**THE TASK**
Restate the full listing word for word and leave the pictures out.

━━━ SUPPLIED MATERIAL ━━━

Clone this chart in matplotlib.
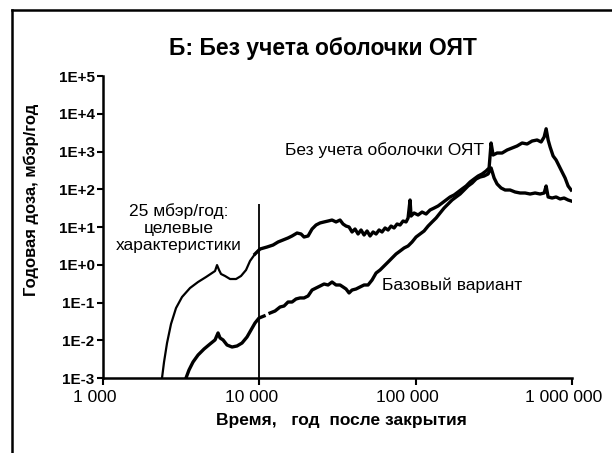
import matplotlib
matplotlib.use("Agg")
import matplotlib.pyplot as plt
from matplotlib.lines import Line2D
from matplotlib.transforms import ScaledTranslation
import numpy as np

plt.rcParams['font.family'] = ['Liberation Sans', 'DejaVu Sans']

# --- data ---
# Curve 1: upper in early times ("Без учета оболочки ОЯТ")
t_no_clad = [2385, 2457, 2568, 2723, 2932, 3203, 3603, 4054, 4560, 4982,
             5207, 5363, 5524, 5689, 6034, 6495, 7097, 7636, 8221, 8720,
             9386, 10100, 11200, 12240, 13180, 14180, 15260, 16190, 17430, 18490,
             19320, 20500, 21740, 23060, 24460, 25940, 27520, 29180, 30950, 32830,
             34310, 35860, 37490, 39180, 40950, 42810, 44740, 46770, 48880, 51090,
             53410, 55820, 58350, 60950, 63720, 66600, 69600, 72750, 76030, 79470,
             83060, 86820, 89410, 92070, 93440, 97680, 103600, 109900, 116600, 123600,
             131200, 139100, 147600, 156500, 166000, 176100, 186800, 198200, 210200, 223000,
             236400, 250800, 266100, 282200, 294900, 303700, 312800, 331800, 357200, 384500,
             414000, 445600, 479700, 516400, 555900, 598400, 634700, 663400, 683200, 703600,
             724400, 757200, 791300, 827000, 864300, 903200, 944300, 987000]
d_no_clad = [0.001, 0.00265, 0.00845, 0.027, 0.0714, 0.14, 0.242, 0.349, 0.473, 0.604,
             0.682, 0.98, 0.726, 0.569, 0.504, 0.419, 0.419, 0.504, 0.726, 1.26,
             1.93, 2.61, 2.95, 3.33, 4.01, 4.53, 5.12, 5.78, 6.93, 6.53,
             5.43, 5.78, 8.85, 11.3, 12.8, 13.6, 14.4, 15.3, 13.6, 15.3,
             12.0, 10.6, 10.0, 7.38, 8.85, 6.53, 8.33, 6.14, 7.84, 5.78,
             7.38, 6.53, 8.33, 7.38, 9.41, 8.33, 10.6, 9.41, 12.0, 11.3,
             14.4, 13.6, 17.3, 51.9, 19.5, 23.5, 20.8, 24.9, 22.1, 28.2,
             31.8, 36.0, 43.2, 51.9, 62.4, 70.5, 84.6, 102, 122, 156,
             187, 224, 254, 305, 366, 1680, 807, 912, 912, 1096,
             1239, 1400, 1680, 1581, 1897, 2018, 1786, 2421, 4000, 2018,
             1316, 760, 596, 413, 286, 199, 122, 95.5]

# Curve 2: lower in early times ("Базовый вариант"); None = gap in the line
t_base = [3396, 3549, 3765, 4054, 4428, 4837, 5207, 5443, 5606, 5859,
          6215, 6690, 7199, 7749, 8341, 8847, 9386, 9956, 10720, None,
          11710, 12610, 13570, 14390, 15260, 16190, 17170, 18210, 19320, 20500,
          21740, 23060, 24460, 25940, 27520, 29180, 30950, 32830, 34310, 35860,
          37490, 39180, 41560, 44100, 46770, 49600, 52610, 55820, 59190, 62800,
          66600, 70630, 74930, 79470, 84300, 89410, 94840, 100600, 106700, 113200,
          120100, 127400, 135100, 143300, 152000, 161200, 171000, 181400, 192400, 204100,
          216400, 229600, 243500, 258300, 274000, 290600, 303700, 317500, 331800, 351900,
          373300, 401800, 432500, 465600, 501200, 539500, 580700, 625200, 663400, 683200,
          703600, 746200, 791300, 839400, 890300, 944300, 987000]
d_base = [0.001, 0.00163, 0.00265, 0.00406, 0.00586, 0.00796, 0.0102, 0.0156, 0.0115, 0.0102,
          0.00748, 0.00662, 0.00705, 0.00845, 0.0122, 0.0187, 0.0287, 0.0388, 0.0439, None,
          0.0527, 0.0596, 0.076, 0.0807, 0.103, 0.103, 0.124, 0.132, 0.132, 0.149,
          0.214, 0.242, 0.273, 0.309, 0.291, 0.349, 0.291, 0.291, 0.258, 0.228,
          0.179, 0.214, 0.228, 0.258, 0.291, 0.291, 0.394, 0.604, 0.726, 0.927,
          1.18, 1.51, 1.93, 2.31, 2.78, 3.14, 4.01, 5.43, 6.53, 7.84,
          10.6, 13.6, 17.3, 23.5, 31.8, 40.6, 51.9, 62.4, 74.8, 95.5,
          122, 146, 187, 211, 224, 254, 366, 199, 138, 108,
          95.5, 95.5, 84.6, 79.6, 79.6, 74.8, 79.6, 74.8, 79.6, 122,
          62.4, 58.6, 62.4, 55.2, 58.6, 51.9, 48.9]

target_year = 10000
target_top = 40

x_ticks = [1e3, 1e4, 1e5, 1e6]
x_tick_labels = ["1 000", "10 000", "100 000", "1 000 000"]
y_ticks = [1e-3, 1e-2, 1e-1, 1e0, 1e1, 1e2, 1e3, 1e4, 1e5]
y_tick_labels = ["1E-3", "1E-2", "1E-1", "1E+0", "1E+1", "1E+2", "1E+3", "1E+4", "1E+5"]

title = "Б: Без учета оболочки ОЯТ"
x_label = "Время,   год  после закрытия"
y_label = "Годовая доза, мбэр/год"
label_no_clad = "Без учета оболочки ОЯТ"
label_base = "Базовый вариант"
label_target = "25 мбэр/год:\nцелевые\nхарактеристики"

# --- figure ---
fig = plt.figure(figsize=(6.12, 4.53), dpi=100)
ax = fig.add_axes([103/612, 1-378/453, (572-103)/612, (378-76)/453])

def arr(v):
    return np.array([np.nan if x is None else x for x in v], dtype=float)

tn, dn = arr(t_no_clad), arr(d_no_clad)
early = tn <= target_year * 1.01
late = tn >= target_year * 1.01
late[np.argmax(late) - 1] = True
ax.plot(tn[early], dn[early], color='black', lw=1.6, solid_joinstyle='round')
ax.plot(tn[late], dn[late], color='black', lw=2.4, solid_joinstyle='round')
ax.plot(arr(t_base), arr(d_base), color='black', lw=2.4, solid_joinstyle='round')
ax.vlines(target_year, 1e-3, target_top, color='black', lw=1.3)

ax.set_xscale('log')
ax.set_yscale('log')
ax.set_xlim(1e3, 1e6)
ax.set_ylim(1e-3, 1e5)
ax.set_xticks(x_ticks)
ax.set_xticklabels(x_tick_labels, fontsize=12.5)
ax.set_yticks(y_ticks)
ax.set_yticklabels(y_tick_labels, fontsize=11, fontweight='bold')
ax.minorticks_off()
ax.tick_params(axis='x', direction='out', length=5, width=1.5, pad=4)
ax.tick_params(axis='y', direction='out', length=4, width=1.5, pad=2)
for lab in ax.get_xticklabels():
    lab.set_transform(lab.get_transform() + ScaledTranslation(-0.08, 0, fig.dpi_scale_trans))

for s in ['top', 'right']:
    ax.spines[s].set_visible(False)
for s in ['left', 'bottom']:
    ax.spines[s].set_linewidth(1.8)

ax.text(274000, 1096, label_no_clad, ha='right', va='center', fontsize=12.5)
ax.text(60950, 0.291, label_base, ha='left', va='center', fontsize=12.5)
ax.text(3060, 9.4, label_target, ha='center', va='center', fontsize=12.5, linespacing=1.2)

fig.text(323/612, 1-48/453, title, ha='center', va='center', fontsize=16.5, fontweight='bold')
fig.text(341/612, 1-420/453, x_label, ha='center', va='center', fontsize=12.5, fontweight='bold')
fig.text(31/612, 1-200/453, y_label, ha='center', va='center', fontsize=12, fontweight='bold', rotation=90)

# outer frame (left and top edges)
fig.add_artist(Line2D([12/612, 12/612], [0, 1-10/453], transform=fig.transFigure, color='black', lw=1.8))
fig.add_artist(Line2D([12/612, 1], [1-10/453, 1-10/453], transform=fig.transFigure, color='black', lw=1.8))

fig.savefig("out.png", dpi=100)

━━━

**RESULT FOR THIS EXERCISE**
Clone this chart in matplotlib.
import matplotlib
matplotlib.use("Agg")
import matplotlib.pyplot as plt
from matplotlib.lines import Line2D
from matplotlib.transforms import ScaledTranslation
import numpy as np

plt.rcParams['font.family'] = ['Liberation Sans', 'DejaVu Sans']

# --- data ---
# Curve 1: upper in early times ("Без учета оболочки ОЯТ")
t_no_clad = [2385, 2457, 2568, 2723, 2932, 3203, 3603, 4054, 4560, 4982,
             5207, 5363, 5524, 5689, 6034, 6495, 7097, 7636, 8221, 8720,
             9386, 10100, 11200, 12240, 13180, 14180, 15260, 16190, 17430, 18490,
             19320, 20500, 21740, 23060, 24460, 25940, 27520, 29180, 30950, 32830,
             34310, 35860, 37490, 39180, 40950, 42810, 44740, 46770, 48880, 51090,
             53410, 55820, 58350, 60950, 63720, 66600, 69600, 72750, 76030, 79470,
             83060, 86820, 89410, 92070, 93440, 97680, 103600, 109900, 116600, 123600,
             131200, 139100, 147600, 156500, 166000, 176100, 186800, 198200, 210200, 223000,
             236400, 250800, 266100, 282200, 294900, 303700, 312800, 331800, 357200, 384500,
             414000, 445600, 479700, 516400, 555900, 598400, 634700, 663400, 683200, 703600,
             724400, 757200, 791300, 827000, 864300, 903200, 944300, 987000]
d_no_clad = [0.001, 0.00265, 0.00845, 0.027, 0.0714, 0.14, 0.242, 0.349, 0.473, 0.604,
             0.682, 0.98, 0.726, 0.569, 0.504, 0.419, 0.419, 0.504, 0.726, 1.26,
             1.93, 2.61, 2.95, 3.33, 4.01, 4.53, 5.12, 5.78, 6.93, 6.53,
             5.43, 5.78, 8.85, 11.3, 12.8, 13.6, 14.4, 15.3, 13.6, 15.3,
             12.0, 10.6, 10.0, 7.38, 8.85, 6.53, 8.33, 6.14, 7.84, 5.78,
             7.38, 6.53, 8.33, 7.38, 9.41, 8.33, 10.6, 9.41, 12.0, 11.3,
             14.4, 13.6, 17.3, 51.9, 19.5, 23.5, 20.8, 24.9, 22.1, 28.2,
             31.8, 36.0, 43.2, 51.9, 62.4, 70.5, 84.6, 102, 122, 156,
             187, 224, 254, 305, 366, 1680, 807, 912, 912, 1096,
             1239, 1400, 1680, 1581, 1897, 2018, 1786, 2421, 4000, 2018,
             1316, 760, 596, 413, 286, 199, 122, 95.5]

# Curve 2: lower in early times ("Базовый вариант"); None = gap in the line
t_base = [3396, 3549, 3765, 4054, 4428, 4837, 5207, 5443, 5606, 5859,
          6215, 6690, 7199, 7749, 8341, 8847, 9386, 9956, 10720, None,
          11710, 12610, 13570, 14390, 15260, 16190, 17170, 18210, 19320, 20500,
          21740, 23060, 24460, 25940, 27520, 29180, 30950, 32830, 34310, 35860,
          37490, 39180, 41560, 44100, 46770, 49600, 52610, 55820, 59190, 62800,
          66600, 70630, 74930, 79470, 84300, 89410, 94840, 100600, 106700, 113200,
          120100, 127400, 135100, 143300, 152000, 161200, 171000, 181400, 192400, 204100,
          216400, 229600, 243500, 258300, 274000, 290600, 303700, 317500, 331800, 351900,
          373300, 401800, 432500, 465600, 501200, 539500, 580700, 625200, 663400, 683200,
          703600, 746200, 791300, 839400, 890300, 944300, 987000]
d_base = [0.001, 0.00163, 0.00265, 0.00406, 0.00586, 0.00796, 0.0102, 0.0156, 0.0115, 0.0102,
          0.00748, 0.00662, 0.00705, 0.00845, 0.0122, 0.0187, 0.0287, 0.0388, 0.0439, None,
          0.0527, 0.0596, 0.076, 0.0807, 0.103, 0.103, 0.124, 0.132, 0.132, 0.149,
          0.214, 0.242, 0.273, 0.309, 0.291, 0.349, 0.291, 0.291, 0.258, 0.228,
          0.179, 0.214, 0.228, 0.258, 0.291, 0.291, 0.394, 0.604, 0.726, 0.927,
          1.18, 1.51, 1.93, 2.31, 2.78, 3.14, 4.01, 5.43, 6.53, 7.84,
          10.6, 13.6, 17.3, 23.5, 31.8, 40.6, 51.9, 62.4, 74.8, 95.5,
          122, 146, 187, 211, 224, 254, 366, 199, 138, 108,
          95.5, 95.5, 84.6, 79.6, 79.6, 74.8, 79.6, 74.8, 79.6, 122,
          62.4, 58.6, 62.4, 55.2, 58.6, 51.9, 48.9]

target_year = 10000
target_top = 40

x_ticks = [1e3, 1e4, 1e5, 1e6]
x_tick_labels = ["1 000", "10 000", "100 000", "1 000 000"]
y_ticks = [1e-3, 1e-2, 1e-1, 1e0, 1e1, 1e2, 1e3, 1e4, 1e5]
y_tick_labels = ["1E-3", "1E-2", "1E-1", "1E+0", "1E+1", "1E+2", "1E+3", "1E+4", "1E+5"]

title = "Б: Без учета оболочки ОЯТ"
x_label = "Время,   год  после закрытия"
y_label = "Годовая доза, мбэр/год"
label_no_clad = "Без учета оболочки ОЯТ"
label_base = "Базовый вариант"
label_target = "25 мбэр/год:\nцелевые\nхарактеристики"

# --- figure ---
fig = plt.figure(figsize=(6.12, 4.53), dpi=100)
ax = fig.add_axes([103/612, 1-378/453, (572-103)/612, (378-76)/453])

def arr(v):
    return np.array([np.nan if x is None else x for x in v], dtype=float)

tn, dn = arr(t_no_clad), arr(d_no_clad)
early = tn <= target_year * 1.01
late = tn >= target_year * 1.01
late[np.argmax(late) - 1] = True
ax.plot(tn[early], dn[early], color='black', lw=1.6, solid_joinstyle='round')
ax.plot(tn[late], dn[late], color='black', lw=2.4, solid_joinstyle='round')
ax.plot(arr(t_base), arr(d_base), color='black', lw=2.4, solid_joinstyle='round')
ax.vlines(target_year, 1e-3, target_top, color='black', lw=1.3)

ax.set_xscale('log')
ax.set_yscale('log')
ax.set_xlim(1e3, 1e6)
ax.set_ylim(1e-3, 1e5)
ax.set_xticks(x_ticks)
ax.set_xticklabels(x_tick_labels, fontsize=12.5)
ax.set_yticks(y_ticks)
ax.set_yticklabels(y_tick_labels, fontsize=11, fontweight='bold')
ax.minorticks_off()
ax.tick_params(axis='x', direction='out', length=5, width=1.5, pad=4)
ax.tick_params(axis='y', direction='out', length=4, width=1.5, pad=2)
for lab in ax.get_xticklabels():
    lab.set_transform(lab.get_transform() + ScaledTranslation(-0.08, 0, fig.dpi_scale_trans))

for s in ['top', 'right']:
    ax.spines[s].set_visible(False)
for s in ['left', 'bottom']:
    ax.spines[s].set_linewidth(1.8)

ax.text(274000, 1096, label_no_clad, ha='right', va='center', fontsize=12.5)
ax.text(60950, 0.291, label_base, ha='left', va='center', fontsize=12.5)
ax.text(3060, 9.4, label_target, ha='center', va='center', fontsize=12.5, linespacing=1.2)

fig.text(323/612, 1-48/453, title, ha='center', va='center', fontsize=16.5, fontweight='bold')
fig.text(341/612, 1-420/453, x_label, ha='center', va='center', fontsize=12.5, fontweight='bold')
fig.text(31/612, 1-200/453, y_label, ha='center', va='center', fontsize=12, fontweight='bold', rotation=90)

# outer frame (left and top edges)
fig.add_artist(Line2D([12/612, 12/612], [0, 1-10/453], transform=fig.transFigure, color='black', lw=1.8))
fig.add_artist(Line2D([12/612, 1], [1-10/453, 1-10/453], transform=fig.transFigure, color='black', lw=1.8))

fig.savefig("out.png", dpi=100)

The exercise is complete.